I am not a risk-taker physically - I don't need to scale Mt Everest or go cliff jumping in Hawaii. I practically panic crossing tall bridges in a car these days. But I see the rush those risk-taking fools feel when they attempt these feats. It's like they come alive only when they jump. And yes, it might seem insane but only in that insanity do we really live.
And so we jump.
My favorite chapter of Anything is a part where Jennie likens our safe, comfortable faith experience to being on a cruise ship that is going down, but the day is so beautiful and blue and we are so comfortable and enjoying ourselves that it's hard to imagine anything is wrong or that we are in any danger.
So we don't heed the captain's warnings.
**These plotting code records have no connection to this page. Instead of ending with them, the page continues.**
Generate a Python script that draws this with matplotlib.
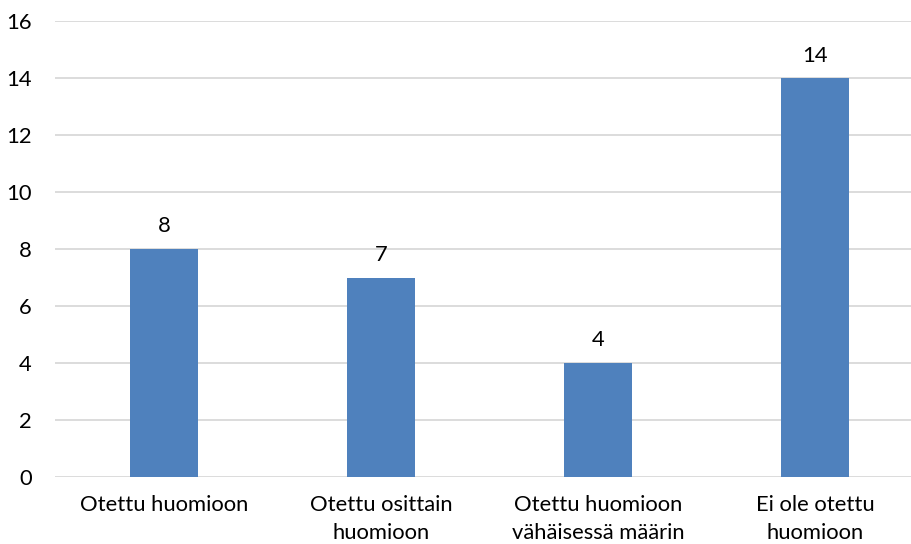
import matplotlib.pyplot as plt
import numpy as np

plt.rcParams['font.family'] = ['Lato', 'DejaVu Sans']

categories = ["Otettu huomioon", "Otettu osittain\nhuomioon",
              "Otettu huomioon\nvähäisessä määrin", "Ei ole otettu\nhuomioon"]
values = [8, 7, 4, 14]
yticks = [0, 2, 4, 6, 8, 10, 12, 14, 16]

fig = plt.figure(figsize=(9.12, 5.44), dpi=100)
# axes extends slightly past the right edge like the reference crop
ax = fig.add_axes([55.5 / 912, 1 - 477 / 544, 868 / 912, 456 / 544])

x = np.arange(len(categories))
bars = ax.bar(x, values, width=0.312, color='#4f81bd', zorder=3)

for xi, v in zip(x, values):
    ax.annotate(str(v), (xi, v), xytext=(0, 9), textcoords='offset points',
                ha='center', va='bottom', fontsize=15.8, color='#000000')

ax.set_xlim(-0.5, len(categories) - 0.5)
ax.set_ylim(0, 16)
ax.set_yticks(yticks)
ax.set_xticks(x)
ax.set_xticklabels(categories, fontsize=15.8, linespacing=1.5)
ax.tick_params(axis='y', labelsize=15.8, length=0, pad=17)
ax.tick_params(axis='x', length=0, pad=13)
ax.grid(axis='y', color='#d9d9d9', linewidth=1.3, zorder=0)
for s in ax.spines.values():
    s.set_visible(False)

fig.savefig('out.png', dpi=100)
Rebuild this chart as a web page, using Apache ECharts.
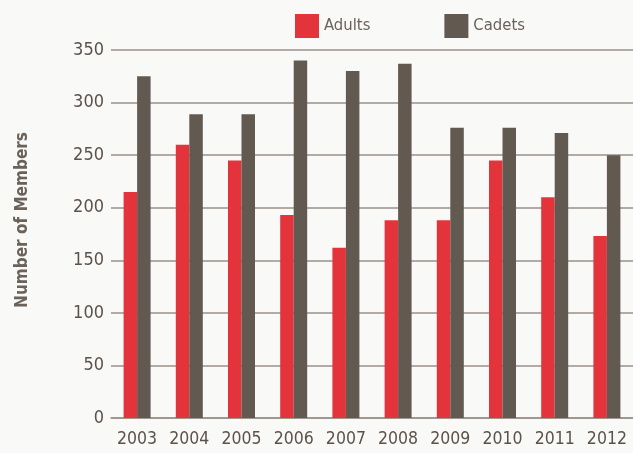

We sit, drinks in hand, relaxing in the sun. "I kept sipping my drink with an umbrella in it, lest they all think I'd gone crazy, running for the rescue boats on a perfectly lovely day."
Can we give up our earthly comfort - and embrace appearing insane - to, as Jennie says, "obey the captain's voice?" Do we really believe that what he has in store is better for us than anything we could possibly imagine?
And if we do, why aren't we running around yelling - Wake up! Wake up! Get off the boat!
God is saying, There's more. There's work I have for you. And only a short time to do it in.
I want to be insane in the eyes of the world if it means that I will be chasing only God. I don't think anything else could feel as alive, real, big, powerful, meaningful, and wonderful as that.